クアトラ・ガッツは10年も経たずに閉店してしまうのですが、1981年にピカソ生誕100年を記念して、同じ場所に再オープンしました。
現在のオーナーは以前のオーナーとは関わりがありませんが、カザスがルメウと共に自転車に乗っているシーンを描いた「タンデム自転車に乗るラモン・カザスとペラ・ルメウ」(Ramon Casas i Pere Romeu en un tàndem)という絵画の複製が、今も当時のように飾られています。
(原画は、カタルーニャ美術館(Museu Nacional d'Art de Catalunya)が所蔵)
今は店内がレストランとカフェに分かれていて、カフェコーナーでしたら、1人でふらっと立ち寄るのにもぴったりです。
トースト(tostada/トスターダ)メニューが充実しているので、グラスワイン(vinos por copas/ビノス・ポル・コパス)やカヴァ(Cava)と一緒に注文してみるのも良いかもしれません。
ピカソが描いたワインラベル
多作で知られるピカソは、フランス(France)・ボルドー(Bordeaux)にある、シャトームートン・ロートシルト(Chateau Mouton Rothschild)の1973年のワインラベルの絵も手掛けました。

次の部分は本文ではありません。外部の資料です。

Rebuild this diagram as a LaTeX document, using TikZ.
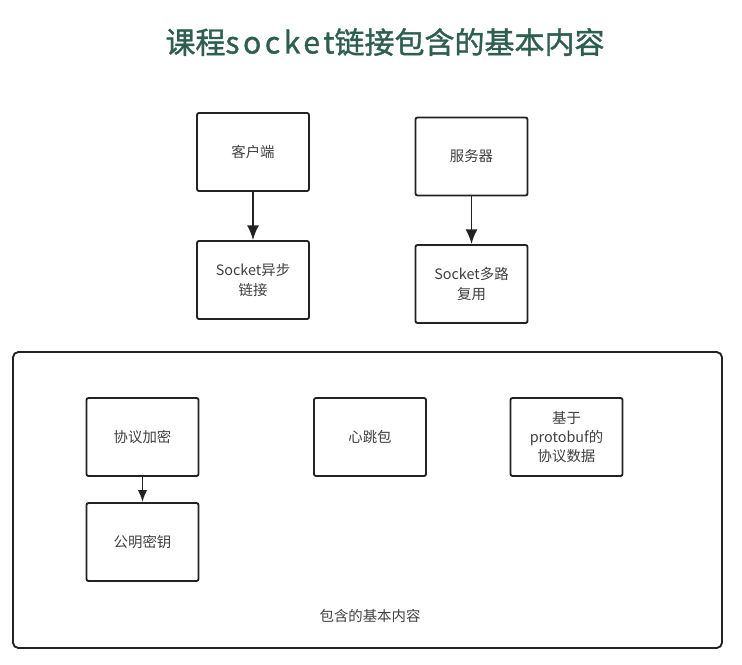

過去の作品をワインラベルに使っていいかどうか交渉中にピカソは亡くなり、1959年に描かれた「バッカナール」(Baccanale)という絵がワインラベルに選ばれました。
ピカソは、ローマ神話に登場する酒と収穫の神・バッカス(Bacchus=ギリシャ神話のディオニュソス, Dionysos)のためのお祭り「バッカナール」を、しばしばモチーフにしたそうです。
ラベルには、en hommage à Picasso(「ピカソに敬意を表して」)という文字も書かれています。
このワインラベルは、ダリやミロなど有名画家の作品と一緒に、2013年から醸造庫に隣接する常設アートスペースで展示されています。
まとめ
ピカソは、出身地のスペインよりもフランスに住んでいた期間が圧倒的に長く、1936年以降はスペインの土を踏んでいません。
しかし、1968年ころからは、ヨットに乗り、お忍びでマラガを訪れていたそうです。
ピカソが愛したスペインには、ピカソゆかりの地が、他にもまだまだあります。
ピカソゆかりの地を巡りながら、その土地ならではのワインを飲み比べてみるのも楽しいかもしれませんね。